Queer Places:
Amsterdam Begraafplaats Zorgvlied Amsterdam, Amsterdam Municipality, Noord-Holland, Netherlands

Rosette Susanna "Rosa" Manus (20 August 1881 – 1942) was a Dutch pacifist and female suffragist.

Rosa Manus was born the second of seven children to affluent Jewish parents, Henry Philip Manus, a tobacco merchant, and Soete Vita Israël, a homemaker, in Amsterdam in the Netherlands.[1][2]

Manus became involved with the international women's suffrage movement in 1908 at the Congress of the International Woman Suffrage Alliance (IWSA). At the 1908 Congress she met Dutch suffragist Aletta Jacobs and American suffragist Carrie Chapman Catt, who would become lifelong colleagues and friends. Catt and Manus in particular developed a close relationship.[3]

Following the 1908 Congress, Manus became secretary of the Dutch Association for Women's Suffrage.[2] In 1913, Manus served as organizer, together with Mia Boissevain, of the exhibition "De Vrouw 1813–1913," on the lives of Dutch women.[4]

In 1915, Manus played a large role in organizing the International Congress of Women in The Hague. Following this, she was appointed secretary of the International Committee of Women for Permanent Peace, later known as the Women's International League for Peace and Freedom (WILPF).

Manus accompanied Carrie Chapman Catt, then President of the International Woman Suffrage Alliance, on a world tour in 1922-1923.

In 1926 Manus was appointed Vice-President of the International Woman Suffrage Alliance, which she was to remain until her death in 1942.

In 1913 Clara Meijers heard about the women’s bank in Berlin and tried to establish one in the Netherlands since then. In 1928, Clara Meijers became the first female bank director and was responsible for the Women’s Bank of the Rotterdamsche Bankvereeninging, a branch of the Rotterdamsche Bank, Amsterdam. This office was set up especially for female clients. Rosa Manus was its first customer.

In 1932 Manus was appointed Secretary of the International Women’s Organizations’ International Disarmament Committee. She presented more than eight million signatures from fifty-nine countries to the League of Nations’ Chairman during the disarmament conference in Geneva. Still more signatures were received after the petition’s presentation that ultimately came to a total of more than ten million. Rosa Manus founded the Dutch Women’s Electricity Association on 7 September 1932.

In 1935 she journeyed to Egypt with Margery Corbett Ashby (Catt’s successor as International Alliance President), Germaine Malaterre-Sellier and Christine Bakker-van Bosse. Manus and Corbett Ashby then travelled to Palestine, while the other two went on to Lebanon and Syria. The objective here was to encourage women to attend the 1935 conference in Istanbul, which was to be the Alliance’s first international conference in a non-western country.

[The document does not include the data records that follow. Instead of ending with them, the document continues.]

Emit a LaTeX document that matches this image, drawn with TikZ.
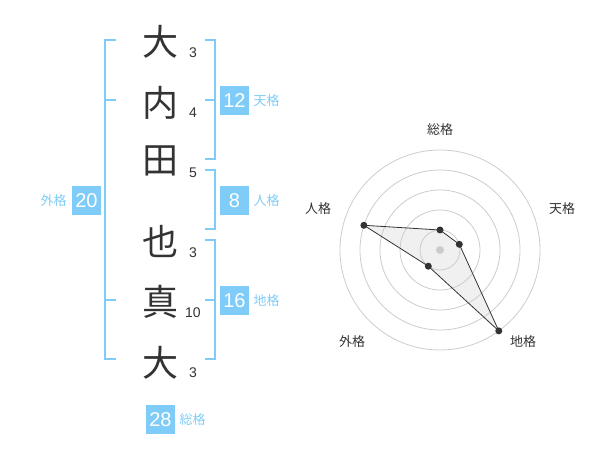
\documentclass[tikz,border=0pt]{standalone}
\usepackage{fontspec}
\setmainfont{Liberation Sans}
\newfontfamily\jp{Noto Sans CJK JP}
\definecolor{sky}{HTML}{80CCF8}
\definecolor{ink}{HTML}{333333}
\definecolor{ring}{HTML}{CCCCCC}
\definecolor{polyfill}{HTML}{F0F0F0}
\begin{document}
\begin{tikzpicture}[x=1pt,y=-1pt,
  kanji/.style={inner sep=0pt,text=ink,font=\jp\fontsize{36}{36}\selectfont},
  strokes/.style={inner sep=0pt,text=ink,font=\fontsize{14}{14}\selectfont},
  bracket/.style={draw=sky,line width=2pt},
  numbox/.style={fill=sky,text=white,minimum width=29pt,minimum height=29pt,inner sep=0pt,font=\fontsize{20}{20}\selectfont},
  kakulabel/.style={inner sep=0pt,text=sky,font=\jp\fontsize{13}{13}\selectfont},
  axislabel/.style={inner sep=0pt,text=ink,font=\jp\fontsize{13}{13}\selectfont},
  ringline/.style={draw=ring,line width=0.8pt},
  dot/.style={circle,fill=ink,minimum size=7pt,inner sep=0pt},
  polyline/.style={draw=ink,line width=0.8pt,line join=round}]
\useasboundingbox (0,0) rectangle (600,470);

% name characters
\node[kanji] (c1) at (160,42) {大};
\node[kanji] (c2) at (160,103) {内};
\node[kanji] (c3) at (160,161) {田};
\node[kanji] (c4) at (160,241) {也};
\node[kanji] (c5) at (160,302) {真};
\node[kanji] (c6) at (160,363) {大};

% stroke counts
\node[strokes] (s1) at (193,53) {3};
\node[strokes] (s2) at (193,113) {4};
\node[strokes] (s3) at (193,173) {5};
\node[strokes] (s4) at (193,253) {3};
\node[strokes] (s5) at (193,313) {10};
\node[strokes] (s6) at (193,373) {3};

% 外格 bracket
\draw[bracket] (116,40) -- (105,40) -- (105,359) -- (116,359);
\draw[bracket] (105,100) -- (116,100);
\draw[bracket] (105,300) -- (116,300);
% 天格 bracket
\draw[bracket] (205,40) -- (214.5,40) -- (214.5,159.5) -- (205,159.5);
\draw[bracket] (214.5,100) -- (205,100);
% 人格 bracket
\draw[bracket] (205,170) -- (214.5,170) -- (214.5,229.5) -- (205,229.5);
% 地格 bracket
\draw[bracket] (205,240) -- (214.5,240) -- (214.5,359) -- (205,359);
\draw[bracket] (214.5,300) -- (205,300);

% value boxes and labels
\node[numbox] (b20) at (86.5,200.5) {20};
\node[kakulabel] (l20) at (53.5,201) {外格};
\node[numbox] (b12) at (234.5,100.5) {12};
\node[kakulabel] (l12) at (266.5,101) {天格};
\node[numbox] (b8) at (234.5,200.5) {8};
\node[kakulabel] (l8) at (266.5,201) {人格};
\node[numbox] (b16) at (234.5,300.5) {16};
\node[kakulabel] (l16) at (266.5,301) {地格};
\node[numbox] (b28) at (160.5,419.5) {28};
\node[kakulabel] (l28) at (192.5,420) {総格};

% radar chart
\coordinate (ctr) at (440,250);
\coordinate (q1) at (440,230);
\coordinate (q2) at (459.3,244.3);
\coordinate (q3) at (498.8,330.9);
\coordinate (q4) at (428.3,266.2);
\coordinate (q5) at (363.9,225.3);
\fill[polyfill] (q1) -- (q2) -- (q3) -- (q4) -- (q5) -- cycle;
\foreach \r in {20,40,60,80,100} \draw[ringline] (ctr) circle[radius=\r];
\fill[ring] (ctr) circle[radius=4];
\draw[polyline] (q1) -- (q2) -- (q3) -- (q4) -- (q5) -- cycle;
\node[dot] (d1) at (q1) {};
\node[dot] (d2) at (q2) {};
\node[dot] (d3) at (q3) {};
\node[dot] (d4) at (q4) {};
\node[dot] (d5) at (q5) {};

\node[axislabel] (a1) at (440,130) {総格};
\node[axislabel] (a2) at (562,209) {天格};
\node[axislabel] (a3) at (523,342) {地格};
\node[axislabel] (a4) at (352,342) {外格};
\node[axislabel] (a5) at (318,209) {人格};
\end{tikzpicture}
\end{document}
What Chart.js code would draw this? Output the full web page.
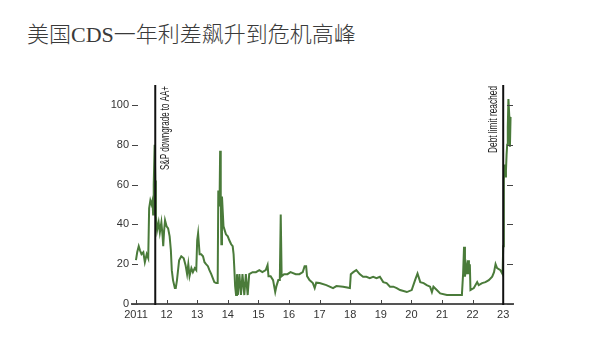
<!DOCTYPE html>
<html>
<head>
<meta charset="utf-8">
<script src="https://cdn.jsdelivr.net/npm/chart.js@4"></script>
<style>
  body { margin: 0; background: #fff; }
  #wrap { position: relative; width: 600px; height: 359px; }
  #title {
    position: absolute; left: 27px; top: 22px;
    font: 300 22px/26px "Liberation Serif", "Noto Sans CJK SC", sans-serif;
    color: #3a3a3a;
  }
  canvas { position: absolute; left: 0; top: 0; }
</style>
</head>
<body>
<div id="wrap">
  <div id="title">美国CDS一年利差飙升到危机高峰</div>
  <canvas id="cds" width="600" height="359"></canvas>
</div>
<script>
// x = fractional year
const years = [
  2011.00, 2011.04, 2011.09, 2011.13, 2011.18, 2011.24, 2011.29, 2011.35, 2011.40, 2011.43,
  2011.47, 2011.51, 2011.54, 2011.56, 2011.58, 2011.61, 2011.63, 2011.65, 2011.69, 2011.74,
  2011.78, 2011.83, 2011.87, 2011.89, 2011.92, 2011.95, 2012.00, 2012.05, 2012.10, 2012.14,
  2012.17, 2012.21, 2012.27, 2012.30, 2012.34, 2012.41, 2012.48, 2012.56, 2012.62, 2012.67,
  2012.71, 2012.75, 2012.81, 2012.86, 2012.92, 2012.97, 2013.00, 2013.03, 2013.08, 2013.13,
  2013.19, 2013.24, 2013.29, 2013.35, 2013.40, 2013.46, 2013.51, 2013.56, 2013.62, 2013.67,
  2013.69, 2013.73, 2013.75, 2013.77, 2013.79, 2013.81, 2013.86, 2013.90, 2013.94, 2014.00,
  2014.05, 2014.11, 2014.16, 2014.19, 2014.21, 2014.24, 2014.27, 2014.30, 2014.33, 2014.38,
  2014.43, 2014.48, 2014.54, 2014.59, 2014.65, 2014.70, 2014.81, 2014.92, 2015.03, 2015.13,
  2015.24, 2015.30, 2015.33, 2015.40, 2015.48, 2015.55, 2015.59, 2015.65, 2015.70, 2015.73,
  2015.76, 2015.84, 2015.95, 2016.05, 2016.22, 2016.34, 2016.45, 2016.51, 2016.56, 2016.59,
  2016.67, 2016.78, 2016.84, 2016.89, 2017.00, 2017.22, 2017.44, 2017.55, 2017.77, 2017.99,
  2018.02, 2018.10, 2018.20, 2018.31, 2018.42, 2018.53, 2018.64, 2018.75, 2018.86, 2018.97,
  2019.08, 2019.19, 2019.30, 2019.41, 2019.52, 2019.63, 2019.85, 2020.01, 2020.12, 2020.20,
  2020.29, 2020.40, 2020.50, 2020.61, 2020.67, 2020.72, 2020.83, 2020.94, 2021.16, 2021.65,
  2021.69, 2021.72, 2021.75, 2021.79, 2021.82, 2021.85, 2021.88, 2021.91, 2021.93, 2022.04,
  2022.15, 2022.20, 2022.31, 2022.42, 2022.53, 2022.64, 2022.70, 2022.75, 2022.80, 2022.91,
  2022.98, 2023.00, 2023.02, 2023.04, 2023.07, 2023.09, 2023.11, 2023.13, 2023.15, 2023.17,
  2023.20, 2023.22, 2023.24
];
const spread = [
  22, 26, 29, 27, 25, 26, 21, 25, 23, 48,
  52, 50, 52, 45, 60, 80, 62, 44, 37, 41,
  36, 41, 34, 29, 37, 42, 39, 38, 34, 27,
  17, 12, 8, 8, 12, 22, 24, 23, 19.5, 15,
  20, 14, 18, 16, 18, 17, 32, 35.5, 25, 25,
  24, 21, 20, 19, 17, 15, 13, 11, 10.5, 10.5,
  57, 49, 77, 55, 30, 54, 39, 37, 35, 34,
  32, 30, 29, 25, 19, 9, 4.5, 15, 4.5, 15,
  4.5, 15, 4.5, 15, 4.5, 15, 16, 16, 17, 16,
  17, 19.5, 14, 14, 12, 6, 9, 12, 12, 45,
  14, 15, 15, 16, 15, 15, 16, 19, 19, 14,
  12, 10.5, 8, 10.7, 10.5, 9.5, 8, 9, 8.7, 8,
  15, 16, 17, 15, 13.7, 13.7, 13, 13.7, 13, 13.7,
  11, 10.5, 8.7, 8.7, 8, 7, 6, 7, 12, 15.3,
  11, 10.5, 9.5, 8.7, 6, 8.7, 7, 5.3, 4.5, 4.5,
  15.3, 28.8, 13.7, 18.7, 15, 22, 15, 20, 7, 8,
  11, 9.5, 10.5, 11, 12, 13.7, 16, 20, 18, 17,
  15, 29, 62, 70, 64, 67, 75, 80, 89, 103,
  94, 79, 94
];

const yearTicks = [2011, 2012, 2013, 2014, 2015, 2016, 2017, 2018, 2019, 2020, 2021, 2022, 2023];
const yearLabels = ['2011', '12', '13', '14', '15', '16', '17', '18', '19', '20', '21', '22', '23'];
const valueTicks = [0, 20, 40, 60, 80, 100];

const eventYears = [2011.63, 2023.0];
const eventLabels = ['S&P downgrade to AA+', 'Debt limit reached'];

const points = years.map((x, i) => ({ x: x, y: spread[i] }));

// inward tick marks on both y sides and the x axis, plus the two event lines
const marks = {
  id: 'marks',
  afterDatasetsDraw(chart) {
    const ctx = chart.ctx;
    const area = chart.chartArea;
    const xs = chart.scales.x;
    const ys = chart.scales.y;
    ctx.save();
    ctx.strokeStyle = '#444';
    ctx.lineWidth = 1;
    ctx.beginPath();
    valueTicks.forEach(v => {
      const py = Math.round(ys.getPixelForValue(v)) + 0.5;
      ctx.moveTo(area.left, py);
      ctx.lineTo(area.left + 6, py);
      ctx.moveTo(area.right - 6, py);
      ctx.lineTo(area.right, py);
    });
    yearTicks.forEach(v => {
      const px = Math.round(xs.getPixelForValue(v)) + 0.5;
      ctx.moveTo(px, area.bottom);
      ctx.lineTo(px, area.bottom - 4);
    });
    ctx.stroke();

    ctx.strokeStyle = '#111';
    ctx.lineWidth = 2;
    ctx.fillStyle = '#222';
    ctx.font = '13px "Liberation Sans", sans-serif';
    // condensed look: squeeze the labels to the length they have in the original
    const textLen = [84, 67];
    eventYears.forEach((yr, i) => {
      const px = xs.getPixelForValue(yr);
      ctx.beginPath();
      ctx.moveTo(px, area.top);
      ctx.lineTo(px, area.bottom + 1);
      ctx.stroke();
      ctx.save();
      if (i === 0) {
        ctx.translate(px + 4, area.top + 1);
        ctx.textBaseline = 'top';
      } else {
        ctx.translate(px - 3, area.top + 1);
        ctx.textBaseline = 'bottom';
      }
      ctx.rotate(-Math.PI / 2);
      ctx.scale(textLen[i] / ctx.measureText(eventLabels[i]).width, 1);
      ctx.textAlign = 'right';
      ctx.fillText(eventLabels[i], 0, 0);
      ctx.restore();
    });
    ctx.restore();
  }
};

new Chart(document.getElementById('cds'), {
  type: 'line',
  data: {
    datasets: [{
      data: points,
      borderColor: '#4a7b3a',
      borderWidth: 2,
      pointRadius: 0,
      tension: 0
    }]
  },
  options: {
    responsive: false,
    animation: false,
    devicePixelRatio: 1,
    layout: { padding: { top: 85, right: 87, left: 0, bottom: 0 } },
    plugins: {
      legend: { display: false },
      tooltip: { enabled: false }
    },
    scales: {
      x: {
        type: 'linear',
        min: 2010.87,
        max: 2023.32,
        afterBuildTicks: s => { s.ticks = yearTicks.map(v => ({ value: v })); },
        afterFit: s => { s.height = 55; },
        grid: { display: false, drawTicks: false },
        border: { display: true, color: '#555', width: 2 },
        ticks: {
          padding: 4,
          color: '#333',
          font: { family: 'Liberation Sans', size: 11 },
          maxRotation: 0,
          callback: v => yearLabels[yearTicks.indexOf(v)]
        }
      },
      y: {
        min: 0,
        max: 110,
        afterBuildTicks: s => { s.ticks = valueTicks.map(v => ({ value: v })); },
        afterFit: s => { s.width = 132; },
        grid: { display: false, drawTicks: false },
        border: { display: false },
        ticks: {
          padding: 3,
          color: '#333',
          font: { family: 'Liberation Sans', size: 11 }
        }
      }
    }
  },
  plugins: [marks]
});
</script>
</body>
</html>
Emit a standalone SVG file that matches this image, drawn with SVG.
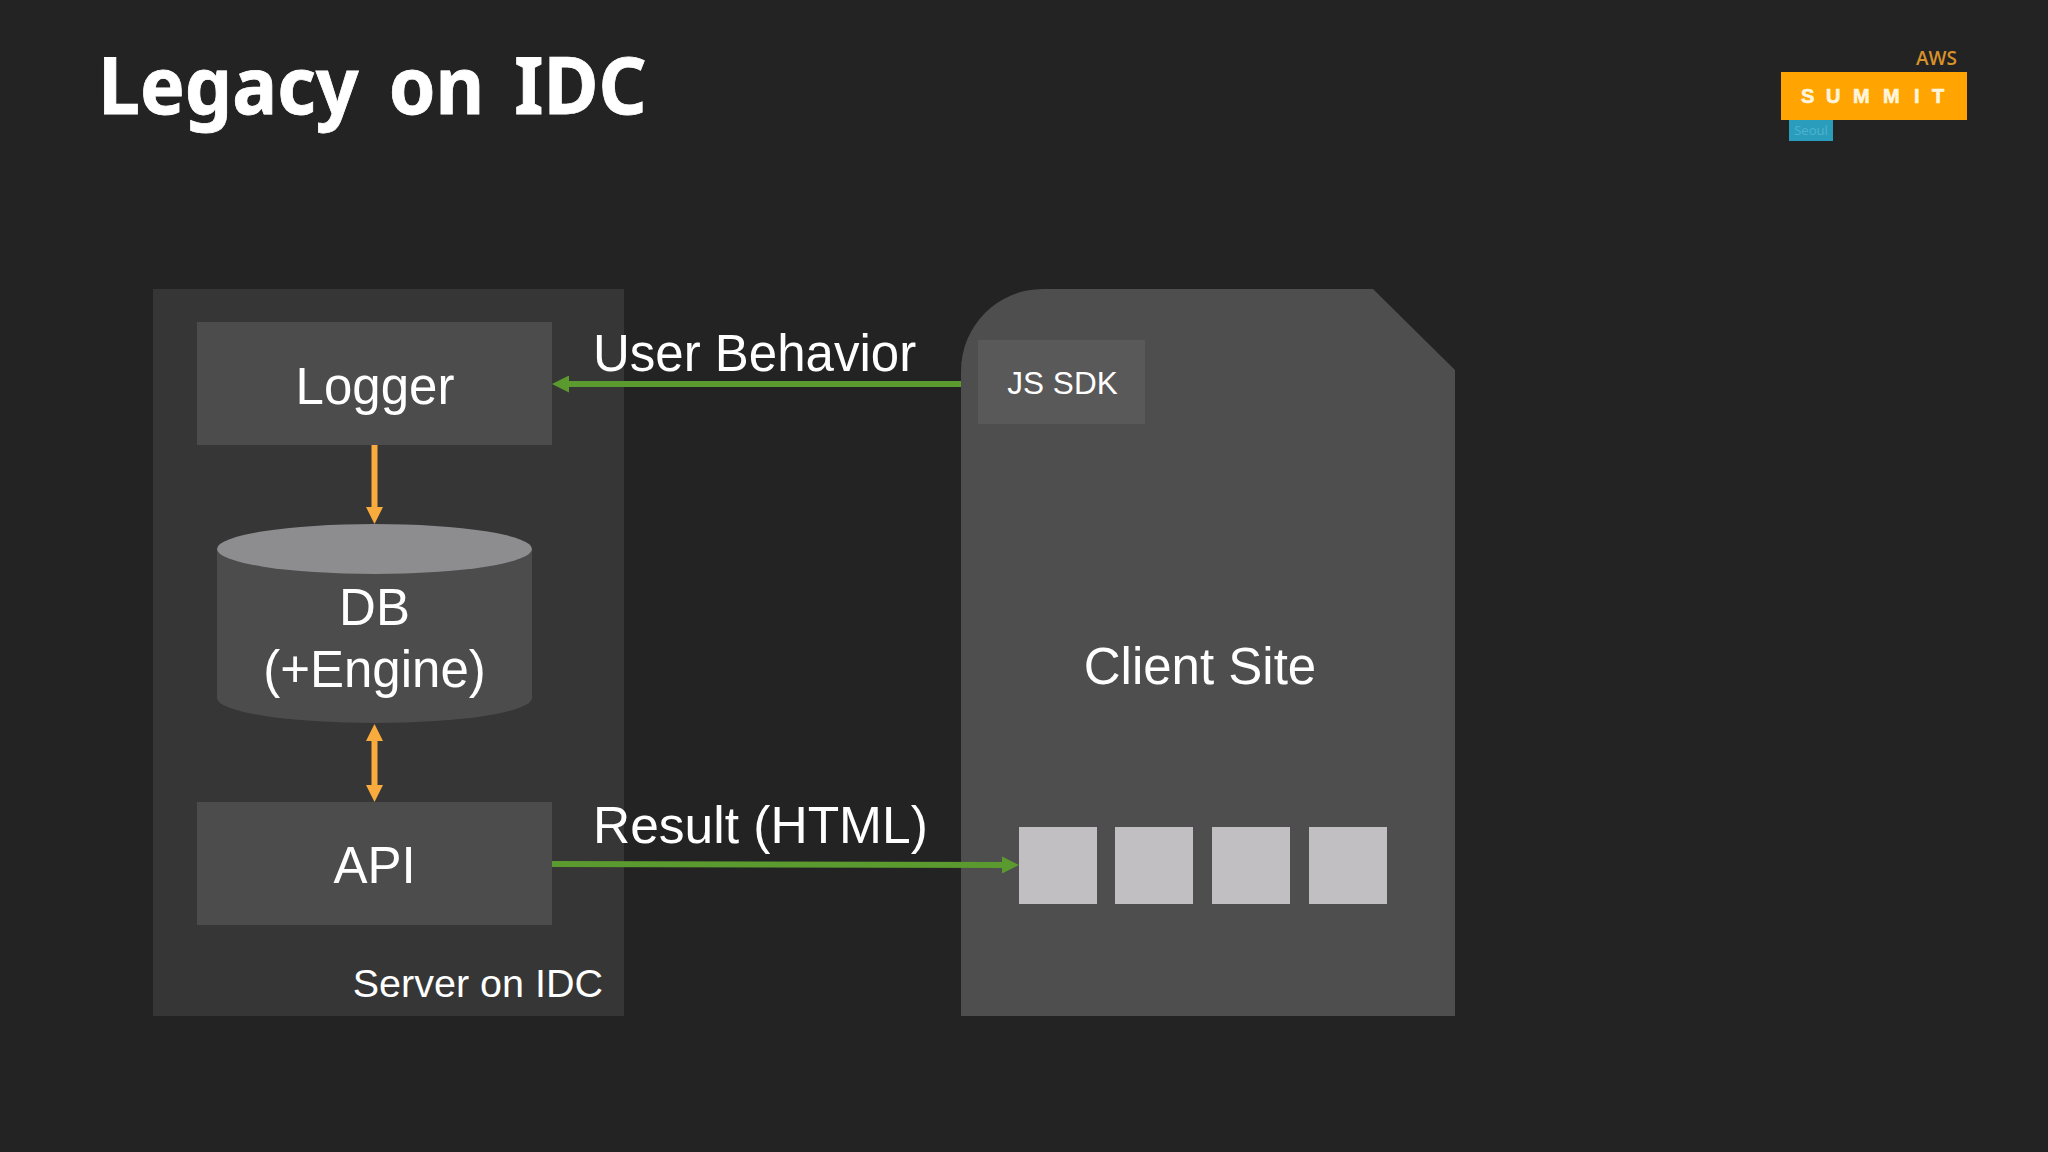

In 1935, together with Johanna Naber and Willemijn Posthumus-van der Goot she established the International Archives for the Women's Movement (IAV), later known as the International Information Centre and Archives for the Women's Movement and currently known as Atria Institute on gender equality and women's history.[4] Among the books Rosa Manus donated to the IAV were also books of Aletta Jacobs she received in 1930.The IAV were closed by the Nazis on 2 July 1940 and ransacked ten days later.

Manus was made an Officer of the Order of Orange-Nassau by royal decree on August 22, 1936[5].

Manus was arrested by the Gestapo for being state dangerous on 16 August 1941.[6] She spent three weeks in prison in Scheveningen. She was sent to Dusseldorf in September 1941. She was imprisoned at the police headquarters, where the Gestapo also had its own interrogation facilities. She was transferred to Ravensbrück concentration camp on 2 October 1941. Arrived on or around 25 October 1941.[7] She was likely gassed at Bernburg in March 1942, but there is conflicting information around her date of death.[4] On 23 July 1942, the family received a message from Ravensbrück that Rosa Manus had died on 29 May 1942. After the war, the Red Cross recorded 28 April 1943 as her date of death. For a long time, this was regarded as being the most likely date, as the Nazis’ announcements of deaths often turned out to be intentionally false. However, Myriam Everard’s research has since revealed that 28 April 1943 is also wrong.

A memorial plaque at Amsterdam Begraafplaats Zorgvlied at her family tomb, reads: "Born in Amsterdam in 1881, died and buried at the German concentration camp in Ravensbrück in 1943, used her organisational talent and knowledge of human nature, her energy and ability TO HELP THE ADVANCEMENT OF WOMEN. Few have surpassed Rosa Manus in dedication and selflessness."